Since this was a last minute meal, I used pre-packaged baked tofu because it doesn't require any draining and requires less preparation time. If you have the time though, I recommend using regular extra-firm tofu. Slice it in half lengthwise, wrap in multiple layers of paper towels, and let drain for up to an hour with a heavy object set on top to assist.
The great thing about this recipe (and nearly any pasta dish for that matter) is that they make awesome leftovers!
Parma Rosa Sauce
5 Roma Tomatoes
1/4 cup Olive Oil
2 large Garlic Cloves
Sea Salt & Fresh Ground Pepper, to taste
1/4 cup Heavy Cream
1/2 cup Freshly Grated Parmesan
2 Tbsp Parsley or Basil
1 Package Whole Wheat Rotini (cooked according to package instructions)
(1) Heat olive oil over medium low heat. Add garlic cloves whole. Let simmer for 1 minute.
(2) Add the tomatoes. Sprinkle salt and pepper over tomatoes.
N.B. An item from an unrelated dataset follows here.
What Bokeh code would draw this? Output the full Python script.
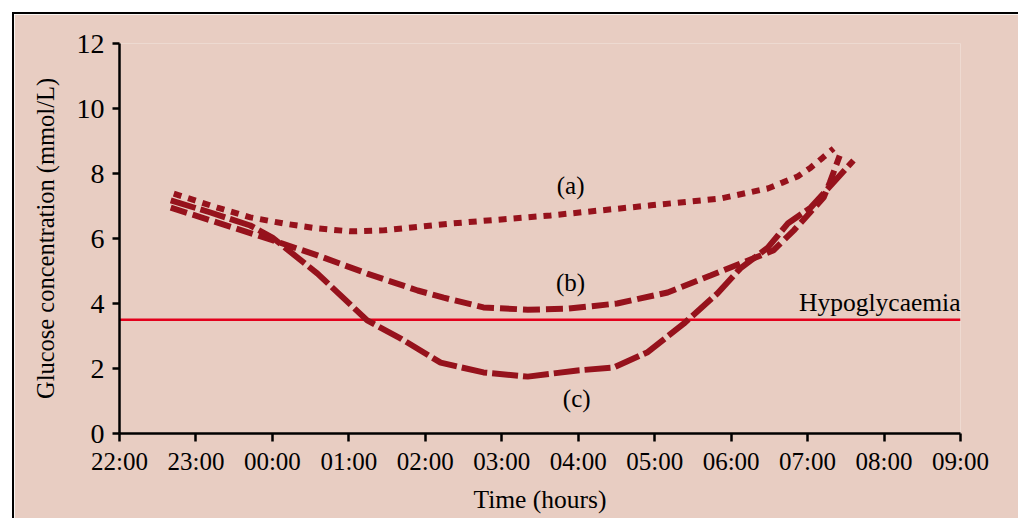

Cover and let simmer over medium to medium-high heat for about 10 minutes, until the tomatoes collapse. (This would be a good time to start prepping your tofu)
(3) Uncover & cook, stirring often. Fish out the skins if you prefer not to have them. Stir until mix is at your desired consistency (I like mine a little chunkier but some prefer a smoother sauce). Add water if needed to keep the tomatoes from sticking to the pan.
(4) Stir in cream slowly. Add sugar to offset tartness of tomatoes. Let cream mix in fully, then add the Parmesan
(5) Simmer on low heat until ready to use.
(6) Spoon on top of Rotini. Top with Parmesan cheese and parsley.
Lemon Cayenne Tofu
1 package pre-baked tofu, sliced into 8 equal pieces approximately 1/2" thick (or use regular tofu, prepared as noted above)
2 slices of a large Red Onion, cut into strips
Sea Salt and Fresh Pepper, to taste
1/2 Lemon
1/2 tsp Ground Cayenne Red Pepper
2 Tbsp Canola Oil (or Olive Oil if you prefer)
(1) Heat canola oil in skillet over medium-low heat. Add tofu. Arrange tofu in a single layer. Sprinkle salt and pepper over top.
(2) Let Tofu cook on one side over medium heat for about 5 minutes or until it is starting to brown. Flip to other side. Squeeze lemon juice directly onto tofu in skillet. If you like a little more lemon, feel free to use the whole lemon.
(3) Sprinkle the Ground Cayenne Red Pepper over tofu. Let tofu cook for 5 more minutes.
(4) Flip tofu, reduce heat and let simmer for about 5 minutes more, flipping every few minutes.